Indira Gandhi National Centre for the Arts has organised an exhibition based on Gandhi’s philosophies perfectly called Salt: The Great March.
The on-going exhibition displays work of artist Shelly Jyoti. The works draw inspiration from Gandhi’s philosophy of swadharma and sarvodaya. ‘Salt is symbolic of Gandhi’s renunciatory spirit, of cultural and moral values as instruments to create better societies. I am investigating that art through sarvodaya concept,’ said Jyoti in an interview.
Her work includes sculptural installations of khadi yarn (aatis), twenty five contemporary artworks with Azrakh printing traditions, incorporating needle work on khadi fabric and multimedia spoken poetry.
Jyoti has also re-contextualise Azrakh dyeing traditions. This technique is a traditional form of printing in Gujarat. ‘The whole idea is to preserve this dying art form and to make these artisans financially strong,’ she added. Traditional needlecraft techniques such as sujniand nakshi kantha have also been used.
The exhibition also features an installation titled Integrating Khadi-2013, which has been made using 30m of Khadi and is printed with Sanskrit calligraphy. The installation represents the Gandhian thought of promoting Khadi across villages for the economic independence of the society.

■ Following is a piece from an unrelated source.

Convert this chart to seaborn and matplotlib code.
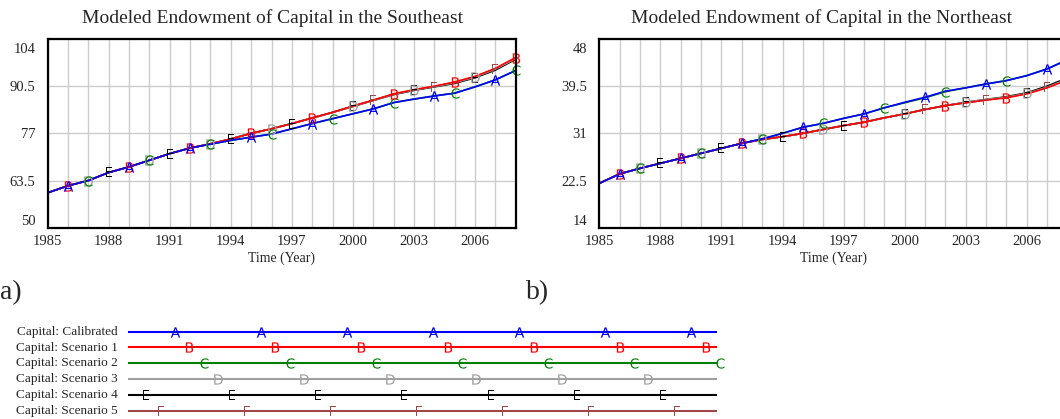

The other highlight of the show is a 10x8 ft installation titled Re-Building My Nation 2013. It is made of lightweight materials such as pipe cleaners, fabric, plastic, wire and threads as a metaphoric representation of communities living together in harmony. ‘This show is all about exploring the possibilities of establishing alternative societies where Gandhian ideals of swadharma and sarvodaya could be established through their sincere implementation,’ she said.